I bought the Montepulciano, Vino Italian kit on Amazon. I think it is one of the Paklab kits I've seen discussed in other threads. I have the RJ Spagnols California Cab in the batting box in my garage, but I wanted to be sure I had the process down before I started working with the more expensive kits.

I followed the steps precisely, and everything went great for the first fermentation. The instructions said to monitor the SG around day 5-11 to see when the SG reached 1.1 or 1. Due to a short trip out of town, I returned to test and then rack the wine at day 8. It measured correctly at 1.0, and so I racked it from the fermentation bucket to the glass carboy.
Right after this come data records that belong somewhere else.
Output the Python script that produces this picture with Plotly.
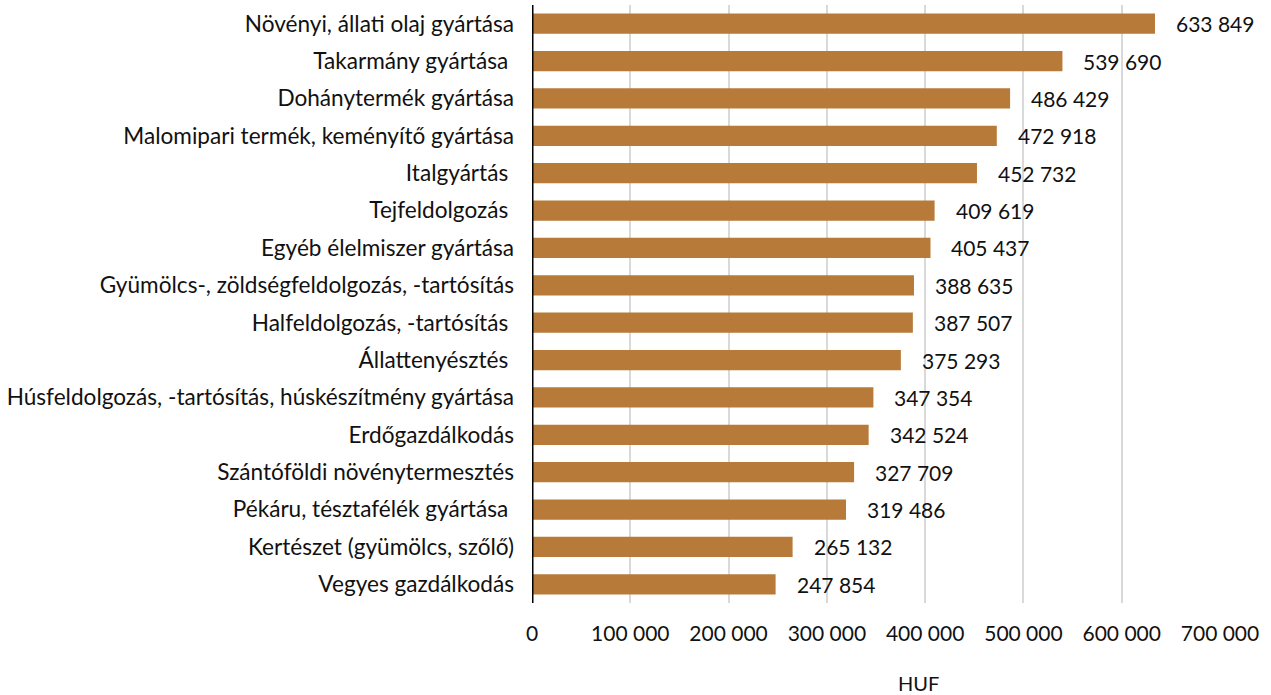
import plotly.graph_objects as go

categories = [
    "Növényi, állati olaj gyártása",
    "Takarmány gyártása ",
    "Dohánytermék gyártása",
    "Malomipari termék, keményítő gyártása",
    "Italgyártás ",
    "Tejfeldolgozás ",
    "Egyéb élelmiszer gyártása",
    "Gyümölcs-, zöldségfeldolgozás, -tartósítás",
    "Halfeldolgozás, -tartósítás ",
    "Állattenyésztés ",
    "Húsfeldolgozás, -tartósítás, húskészítmény gyártása",
    "Erdőgazdálkodás",
    "Szántóföldi növénytermesztés",
    "Pékáru, tésztafélék gyártása ",
    "Kertészet (gyümölcs, szőlő)",
    "Vegyes gazdálkodás",
]
values = [633849, 539690, 486429, 472918, 452732, 409619, 405437, 388635,
          387507, 375293, 347354, 342524, 327709, 319486, 265132, 247854]
tick_vals = [0, 100000, 200000, 300000, 400000, 500000, 600000, 700000]
axis_title = "HUF"

FONT = "Lato, 'Open Sans', sans-serif"
BAR = "#B77A38"

def fmt(v):
    return f"{v:,}".replace(",", " ")

L, R, T, B = 532, 51, 5, 92
W, H = 1271, 695
pw, ph = W - L - R, H - T - B

fig = go.Figure()
fig.add_trace(go.Bar(
    x=values, y=categories, orientation="h",
    marker=dict(color=BAR, line=dict(width=0)),
    hoverinfo="x+y",
))

for c, v in zip(categories, values):
    fig.add_annotation(x=v, y=c, text=fmt(v), showarrow=False,
                       xanchor="left", xshift=19,
                       font=dict(family=FONT, size=21, color="#111"))

fig.add_annotation(x=(918 - L) / pw, y=(H - B - 683) / ph,
                   xref="paper", yref="paper",
                   text=axis_title, showarrow=False,
                   xanchor="center", yanchor="middle",
                   font=dict(family=FONT, size=20, color="#111"))

fig.update_layout(
    width=W, height=H,
    margin=dict(l=L, r=R, t=T, b=B, autoexpand=False),
    paper_bgcolor="white", plot_bgcolor="white",
    separators=", ",
    bargap=0.46,
    showlegend=False,
    font=dict(family=FONT, size=21, color="#111"),
    xaxis=dict(
        range=[0, 700000], tickvals=tick_vals, tickformat=",d",
        showgrid=True, gridcolor="#d9d9d9", gridwidth=2,
        zeroline=False, showline=False, ticks="",
        ticklabelstandoff=16, automargin=False,
        tickfont=dict(family=FONT, size=21, color="#111"),
    ),
    yaxis=dict(
        autorange="reversed", showgrid=False, zeroline=False,
        showline=False, ticks="", ticklabelstandoff=17, automargin=False,
        tickfont=dict(family=FONT, size=22.6, color="#111"),
    ),
)
fig.add_shape(type="line", xref="x", yref="paper", x0=0, x1=0, y0=0, y1=1,
              line=dict(color="black", width=3))

fig.write_html("out.html",
               config={"displayModeBar": False},
               post_script="document.body.style.margin='0';document.body.style.overflow='hidden';")
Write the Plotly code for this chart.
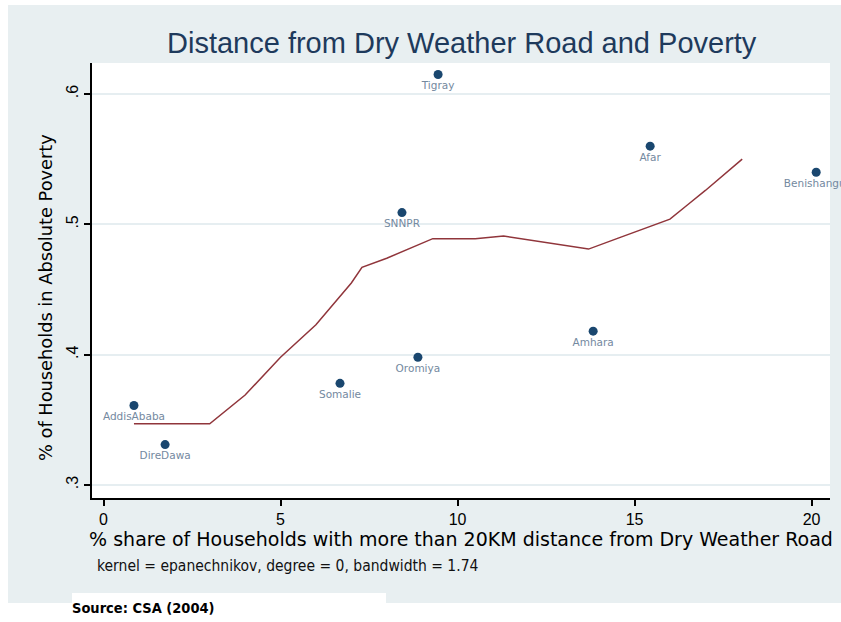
import plotly.graph_objects as go

# Regional observations: share of households >20km from a dry-weather road vs. poverty
regions = ["Tigray", "Afar", "Benishangul", "SNNPR", "Amhara", "Oromiya",
           "Somalie", "AddisAbaba", "DireDawa"]
dist_share = [9.45, 15.44, 20.13, 8.43, 13.83, 8.88, 6.68, 0.86, 1.74]
poverty = [0.615, 0.560, 0.540, 0.509, 0.418, 0.398, 0.378, 0.361, 0.331]

# Kernel-weighted local polynomial fit (epanechnikov, degree 0, bw 1.74)
fit_x = [0.86, 3.0, 4.0, 5.0, 6.0, 7.0, 7.3, 8.0, 9.3, 10.5, 11.3, 12.5,
         13.7, 14.5, 15.0, 16.0, 16.5, 17.0, 18.04]
fit_y = [0.347, 0.347, 0.369, 0.398, 0.423, 0.455, 0.467, 0.474, 0.489,
         0.489, 0.491, 0.486, 0.481, 0.489, 0.494, 0.504, 0.515, 0.526, 0.550]

y_ticks = [0.3, 0.4, 0.5, 0.6]
y_tick_text = [".3", ".4", ".5", ".6"]
x_ticks = [0, 5, 10, 15, 20]

W, H = 841, 622
L, R, T, B = 92, 11, 63, 124
pw, ph = W - L - R, H - T - B


def px(x):
    return (x - L) / pw


def py(y):
    return (H - B - y) / ph


GREY = "#e8eff1"
NAVY = "#1a476f"
SANS = "Liberation Sans, Arial"
WIDE = "DejaVu Sans, Verdana"
NARROW = "DejaVu Sans Condensed, Liberation Sans Narrow, Liberation Sans"

fig = go.Figure()

fig.add_trace(go.Scatter(
    x=fit_x, y=fit_y, mode="lines",
    line=dict(color="#90353b", width=1.5),
    hoverinfo="skip", showlegend=False,
))

fig.add_trace(go.Scatter(
    x=dist_share, y=poverty, mode="markers+text",
    text=regions, textposition="bottom center",
    textfont=dict(family=WIDE, size=10.5, color="#7489a0"),
    marker=dict(color=NAVY, size=9),
    cliponaxis=False, showlegend=False,
))

shapes = [
    # outer graph region
    dict(type="rect", xref="paper", yref="paper", layer="below",
         x0=px(8), x1=px(841), y0=py(603), y1=py(5),
         fillcolor=GREY, line=dict(width=0)),
    # plot region
    dict(type="rect", xref="paper", yref="paper", layer="below",
         x0=0, x1=px(830), y0=0, y1=1,
         fillcolor="white", line=dict(width=0)),
    # note box behind the source line
    dict(type="rect", xref="paper", yref="paper", layer="below",
         x0=px(72), x1=px(386), y0=py(603), y1=py(593),
         fillcolor="white", line=dict(width=0)),
]

annotations = [
    dict(text="Distance from Dry Weather Road and Poverty",
         xref="paper", yref="paper", x=px(462), y=py(43),
         xanchor="center", yanchor="middle", showarrow=False,
         font=dict(family=SANS, size=29, color="#1e3a5c")),
    dict(text="% of Households in Absolute Poverty",
         xref="paper", yref="paper", x=px(45), y=py(298),
         xanchor="center", yanchor="middle", textangle=-90, showarrow=False,
         font=dict(family=WIDE, size=17.8, color="#000000")),
    dict(text="kernel = epanechnikov, degree = 0, bandwidth = 1.74",
         xref="paper", yref="paper", x=px(95), y=py(566),
         xanchor="left", yanchor="middle", showarrow=False,
         font=dict(family=NARROW, size=15.5, color="#111111")),
    dict(text="<b>Source: CSA (2004)</b>",
         xref="paper", yref="paper", x=px(70), y=py(608),
         xanchor="left", yanchor="middle", showarrow=False,
         font=dict(family=NARROW, size=14.5, color="#000000")),
]

fig.update_layout(
    width=W, height=H,
    margin=dict(l=L, r=R, t=T, b=B, pad=0),
    paper_bgcolor="white",
    plot_bgcolor="rgba(0,0,0,0)",
    shapes=shapes,
    annotations=annotations,
    font=dict(family=SANS, color="#000000"),
)

fig.update_xaxes(
    range=[-0.325, 20.52],
    tickvals=x_ticks, ticks="outside", ticklen=6, tickcolor="#000000", tickwidth=1.5,
    showline=True, linecolor="#000000", linewidth=1.5,
    showgrid=False, zeroline=False,
    tickfont=dict(size=16),
    title=dict(text="% share of Households with more than 20KM distance from Dry Weather Road",
               font=dict(family=WIDE, size=19), standoff=5),
)

fig.update_yaxes(
    range=[0.29, 0.6238],
    tickvals=y_ticks, ticktext=y_tick_text, tickangle=-90,
    ticks="outside", ticklen=6, tickcolor="#000000", tickwidth=1.5,
    showline=True, linecolor="#000000", linewidth=1.5,
    showgrid=True, gridcolor="#e6eef1", gridwidth=1.5,
    zeroline=False,
    tickfont=dict(size=16),
)

fig.write_html("out.html")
According to the instructions, I stirred the wine in the carboy as an early degassing step that should help with the degassing process later on.
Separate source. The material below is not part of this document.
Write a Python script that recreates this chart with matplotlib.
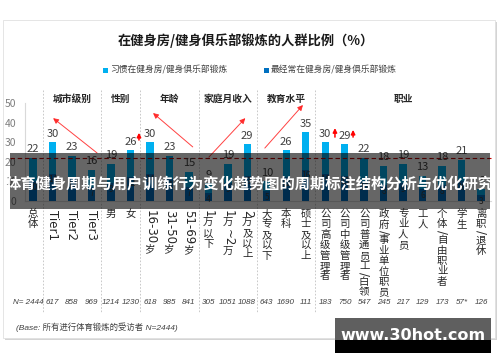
import matplotlib
matplotlib.use('Agg')
import matplotlib.pyplot as plt
from matplotlib.patches import Rectangle
from matplotlib.transforms import blended_transform_factory
import numpy as np

plt.rcParams['font.family'] = ['Noto Sans CJK SC', 'DejaVu Sans']

# ---------------- data ----------------
categories = ['总体', 'Tier1', 'Tier2', 'Tier3', '男', '女', '16-30岁', '31-50岁', '51-69岁',
              '1万以下', '1万~2万', '2万及以上', '大专及以下', '本科', '硕士及以上',
              '公司高级管理者', '公司中级管理者', '公司普通员工/白领', '政府/事业单位职员',
              '专业人员', '工人', '个体/自由职业者', '学生', '离职/退休']
habit = [22, 30, 23, 16, 19, 26, 30, 23, 15, 9, 19, 29, 10, 26, 35, 30, 29, 22, 18, 19, 13, 18, 21, 6]
most = [10, 14, 11, 7, 9, 12, 14, 11, 7, 4, 9, 13, 5, 12, 16, 14, 13, 10, 8, 9, 6, 8, 10, 3]
sample_n = ['2444', '617', '858', '969', '1214', '1230', '618', '985', '841', '305', '1051', '1088',
            '643', '1690', '111', '183', '750', '547', '245', '217', '129', '173', '57*', '126']
groups = [('城市级别', 1, 3), ('性别', 4, 5), ('年龄', 6, 8), ('家庭月收入', 9, 11),
          ('教育水平', 12, 14), ('职业', 15, 23)]
overall_avg = 22
yticks = [0, 10, 20, 30, 40, 50]
title = '在健身房/健身俱乐部锻炼的人群比例（%）'
legend_labels = ['习惯在健身房/健身俱乐部锻炼', '最经常在健身房/健身俱乐部锻炼']
base_note = '(Base: 所有进行体育锻炼的受访者 N=2444)'
banner_text = '体育健身周期与用户训练行为变化趋势图的周期标注结构分析与优化研究'
watermark = 'www.30hot.com'

LIGHT = '#00B0F0'
DARK = '#0070C0'
W, H = 500, 362


def fx(px):
    return px / W


def fy(py):
    return 1 - py / H


fig = plt.figure(figsize=(W / 100, H / 100), dpi=100)
fig.patch.set_facecolor('white')

# card with shadow
fig.add_artist(Rectangle((fx(5), fy(340)), (497 - 5) / W, (340 - 22) / H, transform=fig.transFigure,
                         facecolor='#d4d4d4', edgecolor='none', zorder=-3))
fig.add_artist(Rectangle((fx(3), fy(338)), (495 - 3) / W, (338 - 20) / H, transform=fig.transFigure,
                         facecolor='white', edgecolor='#e0e0e0', lw=0.6, zorder=-2))

ax = fig.add_axes([fx(25), fy(201), (491 - 25) / W, (201 - 103) / H])
ax.patch.set_visible(False)
x = np.arange(len(categories))
ax.set_xlim(-0.41, 23.51)
ax.set_ylim(0, 50)

ax.bar(x, habit, width=0.38, color=LIGHT, zorder=2)
ax.bar(x, most, width=0.38, color=DARK, zorder=3)

for i, v in enumerate(habit):
    ax.annotate(str(v), (i, v), xytext=(0, 2.5), textcoords='offset points', ha='center', va='bottom',
                fontsize=8, color='#404040', zorder=6)
for i, v in enumerate(most):
    ax.annotate(str(v), (i, v), xytext=(0, -1), textcoords='offset points', ha='center', va='top',
                fontsize=6, color='#404040', zorder=6)

ax.plot([-1.18, 23.51], [overall_avg, overall_avg], color='#C00000', lw=0.8, ls=(0, (4, 2.5)),
        clip_on=False, zorder=5)

ax.set_yticks(yticks)
ax.set_yticklabels([str(t) for t in yticks])
ax.tick_params(axis='y', length=0, pad=6, labelsize=7.5, labelcolor='#7f7f7f')
ax.set_xticks([])
for s in ['top', 'right']:
    ax.spines[s].set_visible(False)
ax.spines['left'].set_color('#d9d9d9')
ax.spines['bottom'].set_color('#d9d9d9')
ax.spines['left'].set_linewidth(0.8)
ax.spines['bottom'].set_linewidth(0.8)

blend = blended_transform_factory(ax.transData, fig.transFigure)

# group separators and headers
for name, a, b in groups:
    ax.text((a + b) / 2, fy(99), name, transform=blend, ha='center', va='center', fontsize=7,
            fontweight='bold', color='#262626')
for s in [0.5, 3.5, 5.5, 8.5, 11.5, 14.5]:
    ax.plot([s, s], [fy(90), fy(313)], transform=blend, clip_on=False, color='#c0c0c0', lw=0.6,
            ls=(0, (2, 2)), zorder=1)

# trend arrows
red = '#FF2020'
for tail, head in [((3.29, 24.5), (1.03, 42.3)), ((8.2, 27.6), (6.16, 44.9)),
                   ((9.03, 22.4), (10.9, 42.3)), ((11.9, 27.0), (13.86, 49.0))]:
    ax.annotate('', xy=head, xytext=tail,
                arrowprops=dict(arrowstyle='-|>', color=red, lw=0.7, mutation_scale=8, alpha=0.85,
                                shrinkA=0, shrinkB=0), annotation_clip=False)
for tail, head in [((5.44, 31.1), (5.44, 34.8)), ((15.5, 32.6), (15.5, 37.2)), ((16.43, 32.6), (16.43, 36.3))]:
    ax.annotate('', xy=head, xytext=tail,
                arrowprops=dict(arrowstyle='-|>', color='#FF0000', lw=1.1, mutation_scale=6,
                                shrinkA=0, shrinkB=0), annotation_clip=False)

# vertical category labels (CJK upright, Latin runs rotated)
renderer = fig.canvas.get_renderer()


def is_cjk(ch):
    return ord(ch) > 0x2E80


for i, lab in enumerate(categories):
    runs = []
    for ch in lab:
        c = is_cjk(ch)
        if runs and (not c) and (not runs[-1][0]):
            runs[-1][1] += ch
        else:
            runs.append([c, ch])
    cur = 209
    for c, s in runs:
        if c:
            ax.text(i, fy(cur), s, transform=blend, ha='center', va='top', fontsize=7.5, color='#262626')
            cur += 10.4
        else:
            t = ax.text(i, fy(cur + 0.5), s, transform=blend, ha='center', va='top', rotation=-90,
                        fontsize=8.5, family='DejaVu Sans', color='#262626')
            bb = t.get_window_extent(renderer)
            cur += bb.height + 1.5

# N row
fig.text(fx(44), fy(302), 'N= ' + sample_n[0], ha='right', va='center', fontsize=5.8, style='italic',
         family='Liberation Sans', color='#404040')
for i, n in enumerate(sample_n[1:], start=1):
    ax.text(i, fy(302), n, transform=blend, ha='center', va='center', fontsize=5.8, style='italic',
            family='Liberation Sans', color='#404040')

fig.text(fx(16), fy(327), base_note, ha='left', va='center', fontsize=6, style='italic',
         family=['Liberation Sans', 'Noto Sans CJK SC'], color='#404040')

# title and legend
fig.text(fx(246), fy(41), title, ha='center', va='center', fontsize=9.5, fontweight='bold', color='#1a1a1a')
for (sx, col, lab) in [(103, LIGHT, legend_labels[0]), (264, DARK, legend_labels[1])]:
    fig.add_artist(Rectangle((fx(sx), fy(72.5)), 5 / W, 5 / H, transform=fig.transFigure,
                             facecolor=col, edgecolor='none'))
    fig.text(fx(sx + 7), fy(70), lab, ha='left', va='center', fontsize=6.3, color='#404040')

# banner overlay
fig.add_artist(Rectangle((fx(10), fy(209)), (490 - 10) / W, (209 - 153) / H, transform=fig.transFigure,
                         facecolor='black', alpha=0.6, edgecolor='none', zorder=10))
fig.text(fx(250), fy(184), banner_text, ha='center', va='center', fontsize=11, fontweight='bold',
         color='white', zorder=11)

# watermark
fig.add_artist(Rectangle((fx(335), fy(340)), (491 - 335) / W, (340 - 318) / H, transform=fig.transFigure,
                         facecolor='#5f5f5f', edgecolor='none', zorder=10))
fig.add_artist(Rectangle((fx(335), fy(353)), (491 - 335) / W, (353 - 340) / H, transform=fig.transFigure,
                         facecolor='black', edgecolor='none', zorder=10))
fig.text(fx(413), fy(336), watermark, ha='center', va='center', fontsize=11.5, fontweight='bold',
         family='DejaVu Sans', color='white', zorder=11)

fig.savefig('out.png', dpi=100)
Since I've racked it, it doesn't seem to have continued with the fermentation process at all. The SG has not moved, the fermentation as not continued. I have added yeast nutrient, to no avail. I live in Southern California and the carboy is inside, so it hasn't gotten too cold. Should I add more yeast, am I over-reacting?

The instructions say that the second fermentation should cease at around 8-11 days after racking. The SG should read .99 or .98 at this point. None of this has happened and I'm worried it my be ruined. Any advice would be greatly appreciated!
 
It's fine. If you can get the s.g. any lower it will be drier than dirt. Most wines will cease fermentation around 1.000, .998 etc. The yeasts have eaten up all or most of the sugar and the alcohol has killed much of the remaining yeasts.

Now your wine needs to clear now. I have never done a kit so others on here could chime in and help you some more with that wine.
 
I dont think its worth it at this point to try and make another yeast to try and get it down any further and you really dont have any reaso to try to go any further. It is basically considered dry at 1.000 although you might just taste a slight hint of residual sugar but I dought it. What I would do if I were you and I really wanted to try to get it down more would be to put that aside and start the other kit and when thats done fermenting rack this wine onto the yeast slurry from that kit. Racking at that low an sg is not proper IMO because its pretty still by that point and you leave too much viable yeast behind. I either rack around 1.020 or just ferment till dry or you could stir it up eally well before racking so that you rack everything over.
 
Keep in mind that about 70% of the fermentation is done in the first few days - so once you rack you wine into the Secondary fermentation and the remaining 30% or so can take anywhere from two to three weeks
depending on the amount of nutrient and sugars still available.

So as you can start to see, the secondary fermentation is much
slower with less activity at any given time. You will also notice
the activity becoming slower and slower with each passing day.

Just give the Secondary Fermentation time to work and rack you wine off the lees in about a month or so.